- _Task objective_:
Your copy of the material must match it exactly, except that pictures are dropped.

- _Raw data_:
BEGIN

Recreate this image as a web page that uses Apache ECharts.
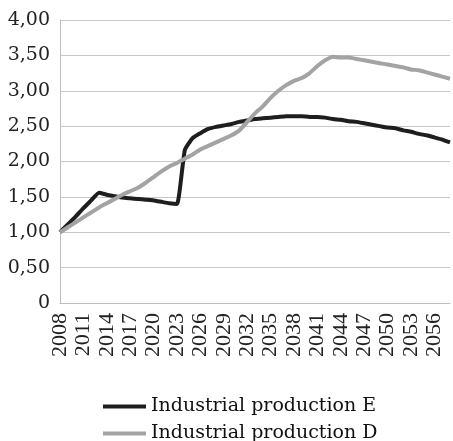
<!DOCTYPE html>
<html><head><meta charset="utf-8">
<script src="https://cdn.jsdelivr.net/npm/echarts@6/dist/echarts.min.js"></script>
<style>html,body{margin:0;padding:0;background:#fff}#c{width:453px;height:441px}</style>
</head><body><div id="c"></div>
<script>
const years = [];
for (let y = 2008; y <= 2058; y++) years.push(String(y));
const seriesNames = ['Industrial production E', 'Industrial production D'];
const prodE = [1.00,1.11,1.22,1.34,1.45,1.56,1.53,1.51,1.49,1.48,1.47,1.46,1.45,1.43,1.41,1.40,2.16,2.33,2.40,2.46,2.49,2.51,2.53,2.56,2.58,2.60,2.61,2.62,2.63,2.64,2.64,2.64,2.63,2.63,2.62,2.60,2.59,2.57,2.56,2.54,2.52,2.50,2.48,2.47,2.44,2.42,2.39,2.37,2.34,2.31,2.27];
const prodD = [1.00,1.07,1.14,1.21,1.28,1.35,1.41,1.47,1.53,1.58,1.63,1.70,1.78,1.86,1.93,1.98,2.04,2.10,2.17,2.22,2.27,2.32,2.37,2.44,2.56,2.68,2.78,2.90,3.00,3.08,3.14,3.18,3.25,3.35,3.43,3.48,3.47,3.47,3.45,3.43,3.41,3.39,3.37,3.35,3.33,3.30,3.29,3.26,3.23,3.20,3.17];
const yTicks = {min: 0, max: 4, interval: 0.5};

const legendText = {fontFamily: 'DejaVu Serif', fontSize: 19, color: '#111'};
const chart = echarts.init(document.getElementById('c'), null, {renderer: 'canvas'});
chart.setOption({
  animation: false,
  grid: {left: 60, right: 3, top: 20, bottom: 138, containLabel: false},
  legend: [
    {left: 98, top: 392, itemWidth: 43, itemHeight: 4, icon: 'rect', textStyle: legendText, data: [seriesNames[0]]},
    {left: 98, top: 419, itemWidth: 43, itemHeight: 4, icon: 'rect', textStyle: legendText, data: [seriesNames[1]]}
  ],
  xAxis: {
    type: 'category', data: years, boundaryGap: false,
    axisLine: {lineStyle: {color: '#bdbdbd', width: 1}},
    axisTick: {show: false},
    axisLabel: {interval: 2, rotate: 90, fontFamily: 'Liberation Serif', fontSize: 22, color: '#222', margin: 10},
    splitLine: {show: false}
  },
  yAxis: {
    type: 'value', min: yTicks.min, max: yTicks.max, interval: yTicks.interval,
    axisLine: {show: true, lineStyle: {color: '#bdbdbd', width: 1}},
    axisTick: {show: false},
    axisLabel: {fontFamily: 'DejaVu Serif', fontSize: 19, color: '#222', margin: 10,
      formatter: v => v === 0 ? '0' : v.toFixed(2).replace('.', ',')},
    splitLine: {lineStyle: {color: '#c8c8c8', width: 1}}
  },
  series: [
    {name: seriesNames[0], type: 'line', data: prodE, symbol: 'none', smooth: 0.15,
     lineStyle: {color: '#1e1e1e', width: 4}, itemStyle: {color: '#1e1e1e'}},
    {name: seriesNames[1], type: 'line', data: prodD, symbol: 'none', smooth: 0.15,
     lineStyle: {color: '#a3a3a3', width: 4}, itemStyle: {color: '#a3a3a3'}}
  ]
});
</script></body></html>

END

- _Task result_:
Recreate this image as a web page that uses Apache ECharts.
<!DOCTYPE html>
<html><head><meta charset="utf-8">
<script src="https://cdn.jsdelivr.net/npm/echarts@6/dist/echarts.min.js"></script>
<style>html,body{margin:0;padding:0;background:#fff}#c{width:453px;height:441px}</style>
</head><body><div id="c"></div>
<script>
const years = [];
for (let y = 2008; y <= 2058; y++) years.push(String(y));
const seriesNames = ['Industrial production E', 'Industrial production D'];
const prodE = [1.00,1.11,1.22,1.34,1.45,1.56,1.53,1.51,1.49,1.48,1.47,1.46,1.45,1.43,1.41,1.40,2.16,2.33,2.40,2.46,2.49,2.51,2.53,2.56,2.58,2.60,2.61,2.62,2.63,2.64,2.64,2.64,2.63,2.63,2.62,2.60,2.59,2.57,2.56,2.54,2.52,2.50,2.48,2.47,2.44,2.42,2.39,2.37,2.34,2.31,2.27];
const prodD = [1.00,1.07,1.14,1.21,1.28,1.35,1.41,1.47,1.53,1.58,1.63,1.70,1.78,1.86,1.93,1.98,2.04,2.10,2.17,2.22,2.27,2.32,2.37,2.44,2.56,2.68,2.78,2.90,3.00,3.08,3.14,3.18,3.25,3.35,3.43,3.48,3.47,3.47,3.45,3.43,3.41,3.39,3.37,3.35,3.33,3.30,3.29,3.26,3.23,3.20,3.17];
const yTicks = {min: 0, max: 4, interval: 0.5};

const legendText = {fontFamily: 'DejaVu Serif', fontSize: 19, color: '#111'};
const chart = echarts.init(document.getElementById('c'), null, {renderer: 'canvas'});
chart.setOption({
  animation: false,
  grid: {left: 60, right: 3, top: 20, bottom: 138, containLabel: false},
  legend: [
    {left: 98, top: 392, itemWidth: 43, itemHeight: 4, icon: 'rect', textStyle: legendText, data: [seriesNames[0]]},
    {left: 98, top: 419, itemWidth: 43, itemHeight: 4, icon: 'rect', textStyle: legendText, data: [seriesNames[1]]}
  ],
  xAxis: {
    type: 'category', data: years, boundaryGap: false,
    axisLine: {lineStyle: {color: '#bdbdbd', width: 1}},
    axisTick: {show: false},
    axisLabel: {interval: 2, rotate: 90, fontFamily: 'Liberation Serif', fontSize: 22, color: '#222', margin: 10},
    splitLine: {show: false}
  },
  yAxis: {
    type: 'value', min: yTicks.min, max: yTicks.max, interval: yTicks.interval,
    axisLine: {show: true, lineStyle: {color: '#bdbdbd', width: 1}},
    axisTick: {show: false},
    axisLabel: {fontFamily: 'DejaVu Serif', fontSize: 19, color: '#222', margin: 10,
      formatter: v => v === 0 ? '0' : v.toFixed(2).replace('.', ',')},
    splitLine: {lineStyle: {color: '#c8c8c8', width: 1}}
  },
  series: [
    {name: seriesNames[0], type: 'line', data: prodE, symbol: 'none', smooth: 0.15,
     lineStyle: {color: '#1e1e1e', width: 4}, itemStyle: {color: '#1e1e1e'}},
    {name: seriesNames[1], type: 'line', data: prodD, symbol: 'none', smooth: 0.15,
     lineStyle: {color: '#a3a3a3', width: 4}, itemStyle: {color: '#a3a3a3'}}
  ]
});
</script></body></html>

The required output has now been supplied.